Does Castro's resignation mean real change?

"My desire was always to fulfill my responsibility until my last breath." With that, Fidel Castro suggested that he had wanted to hang on to power until the very end. But the central message of the letter published early Tuesday morning on the website of Granma, Cuba's official newspaper, was that poor health was forcing him formally to relinquish power. "To my close compatriots ... I say that I will not aspire to nor accept — I repeat, I will not aspire to nor accept — the office of President of the Council of State or Commander in Chief," he wrote. His resignation, coming just days before Cuba's National Assembly is to vote for a new leader, brings an end to nearly fifty years of rule.

"If he had presented himself for reelection, there is no doubt he would have won," says Carlos Malamud, head Latin American researcher at the Royal Elcano Institute, a Madrid think tank. "The fact that he didn't means, first, that his health is very bad, and second, that he needs to reinforce the legitimacy of his brother."

But does the resignation mean real change? After falling seriously ill with gastrointestinal disease nearly 19 months ago, Fidel, 81, temporarily handed power to his 76-year-old brother Raúl, who is now widely expected to be named President of the Council of State when the National Assembly votes on February 24. With his close ties to the Cuban military, Raúl has thus far proved a stable ruler; little detectable reform has occurred under his watch. That consistency owes at least a partial debt to the control that Fidel has continued to exercise, even from his sickbed.

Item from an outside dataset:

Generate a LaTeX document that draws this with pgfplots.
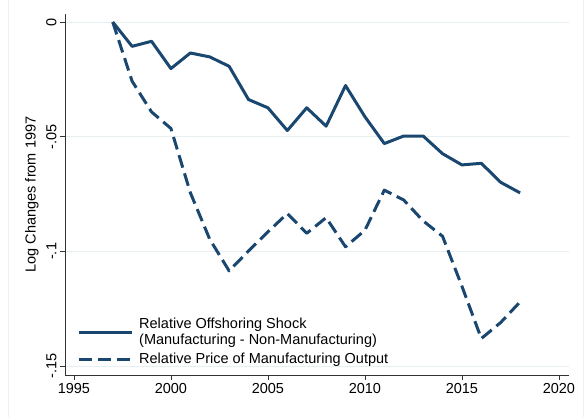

"Raúl has proposed changes, but nothing's been done. Fidel is always there, monitoring him, tutoring him," says Luís Manuel García, editor of Encuentros, a Madrid-based magazine focused on Cuban affairs. "He's acted as a counterweight to his brother." Malamud expects that even now, that role will not change. "Fidel will continue to be the guardian of orthodoxy. He'll continue to block any change."

Although experts like García see Raúl as more naturally open, a lot will hang, then, on how long Fidel survives. "On his own, I think he would want to make some timid economic reforms, some timid steps toward openness," says García. "Raúl has a greater awareness that there's paralysis in Cuban society today, a dangerous sense of immobility."

But at least one person who knows the two brothers personally doubts that, even with Fidel gone, Raúl will initiate change. Idámis Menéndez, Fidel's former daughter-in-law who has lived in Barcelona since 2001 and is no longer permitted to return to Cuba, says, " Raúl thinks very differently than Fidel. But he's lived his whole life in his brother's shadow, and the ministers and everyone else in the government are still the same. Raúl's not going to do anything now that would jeopardize his own interests."